My cousin says we should punish drug dealers. I say we should punish those politicians who created those drug dealers out of whole cloth by passing unprecedented laws against the use of Mother Nature's bounty.
"Politics is the art of looking for trouble, finding it everywhere, diagnosing it incorrectly, and applying the wrong remedies." -- Groucho Marx
Even prohibition haters have their own list of drugs that they feel should be outlawed. They're missing the point. We should not drugs "up or down" any more than we should judge penicillin or aspirin in that way.
I wonder if Nixon knew what a favor he was doing medical capitalism when he outlawed psychedelics. Those drugs can actually cure things, and there's no money in that.
I have nothing against science, BTW (altho' I might feel differently after a nuclear war!) I just want scientists to "stay in their lane" and stop pretending to be experts on my own personal mood and consciousness.
Americans believe scientists when they say that drugs like MDMA are not proven effective. That's false. They are super effective and obviously so. It's just that science holds entheogenic medicines to the standards of reductive materialism. That's unfair and inappropriate.
Endless drugs could help with depression. Any drug that inspires and elates is an antidepressant, partly by the effect itself and partly by the mood-elevation caused by anticipation of use (facts which are far too obvious for materialists and drug warriors to understand -- let alone materialist drug warriors!).
If Fentanyl kills, then alcohol slaughters.

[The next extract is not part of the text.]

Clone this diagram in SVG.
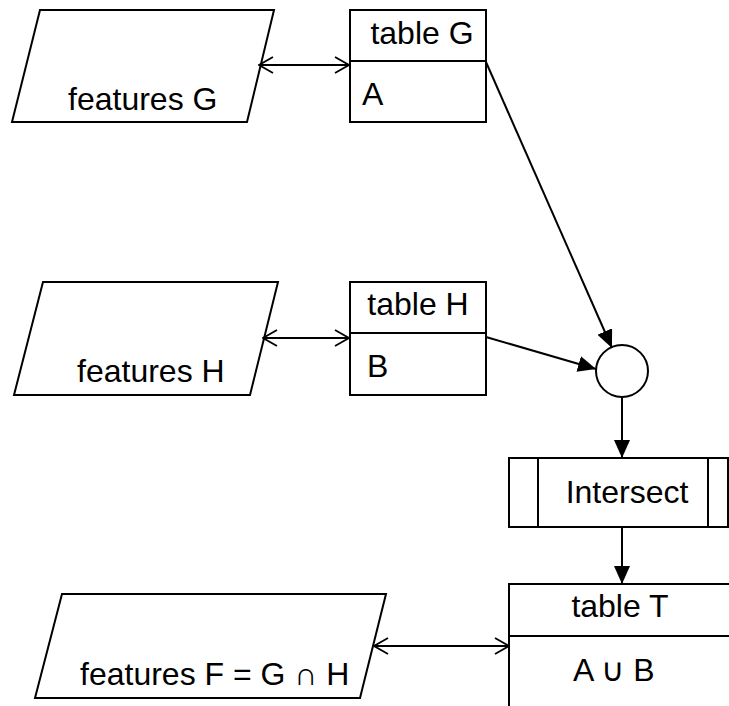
<svg xmlns="http://www.w3.org/2000/svg" width="729" height="706" viewBox="0 0 729 706">
<style>
.s{fill:#fff;stroke:#000;stroke-width:2}
.l{fill:none;stroke:#000;stroke-width:2}
.t{font-family:"Liberation Sans",Arial,sans-serif;font-size:32px;fill:#000}
.c{text-anchor:middle}
</style>
<defs>
<marker id="open" viewBox="0 0 16 18" refX="15" refY="9" markerWidth="16" markerHeight="18" markerUnits="userSpaceOnUse" orient="auto-start-reverse">
<path d="M1,1 L15,9 L1,17" fill="none" stroke="#000" stroke-width="1.8"/>
</marker>
<marker id="fill" viewBox="0 0 18 16" refX="18" refY="8" markerWidth="18" markerHeight="16" markerUnits="userSpaceOnUse" orient="auto">
<path d="M0,0 L18,8 L0,16 Z" fill="#000"/>
</marker>
</defs>
<rect width="729" height="706" fill="#fff"/>
<g id="featuresG">
<polygon class="s" points="40,10 274,10 247,122 12,122"/>
<text class="t" x="68" y="110">features G</text>
</g>
<g id="tableG">
<rect class="s" x="350" y="10" width="136" height="112"/>
<line class="l" x1="350" y1="61" x2="486" y2="61"/>
<text class="t c" x="422" y="44">table G</text>
<text class="t" x="362" y="105">A</text>
</g>
<g id="featuresH">
<polygon class="s" points="43,282 278,282 250,395 14,395"/>
<text class="t" x="77" y="382">features H</text>
</g>
<g id="tableH">
<rect class="s" x="350" y="282" width="136" height="113"/>
<line class="l" x1="350" y1="333" x2="486" y2="333"/>
<text class="t c" x="418" y="315">table H</text>
<text class="t" x="367" y="377">B</text>
</g>
<g id="join">
<circle class="s" cx="622" cy="371" r="26"/>
</g>
<g id="intersect">
<rect class="s" x="509" y="458" width="219" height="69"/>
<line class="l" x1="538" y1="458" x2="538" y2="527"/>
<line class="l" x1="708" y1="458" x2="708" y2="527"/>
<text class="t c" x="627" y="503">Intersect</text>
</g>
<g id="tableT">
<rect class="s" x="509" y="584" width="240" height="140"/>
<line class="l" x1="509" y1="636" x2="729" y2="636"/>
<text class="t c" x="620" y="617">table T</text>
<text class="t" x="573" y="681">A ∪ B</text>
</g>
<g id="featuresF">
<polygon class="s" points="62,594 386,594 360,698 35,698"/>
<text class="t" x="80" y="685">features F = G ∩ H</text>
</g>
<g id="connectors">
<line class="l" x1="259" y1="65" x2="349" y2="65" marker-start="url(#open)" marker-end="url(#open)"/>
<line class="l" x1="263" y1="338" x2="349" y2="338" marker-start="url(#open)" marker-end="url(#open)"/>
<line class="l" x1="374" y1="646" x2="509" y2="646" marker-start="url(#open)" marker-end="url(#open)"/>
<line class="l" x1="486" y1="62" x2="612" y2="348" marker-end="url(#fill)"/>
<line class="l" x1="486" y1="337" x2="596" y2="369" marker-end="url(#fill)"/>
<line class="l" x1="622" y1="397" x2="622" y2="458" marker-end="url(#fill)"/>
<line class="l" x1="622" y1="527" x2="622" y2="584" marker-end="url(#fill)"/>
</g>
</svg>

Drug prohibition is the real killer.
The FDA will be accepting comments through September 20th on the subject of ways to fight PTSD.
PTSD@reaganudall.org
Ask them why they support brain-damaging shock therapy but won't approve drugs like MDMA that could make ECT unnecessary.
What prohibitionists forget is that every popular but dangerous activity, from horseback riding to drug use, will have its victims. You cannot save everybody, and when you try to do so by law, you kill far more than you save, meanwhile destroying democracy in the process.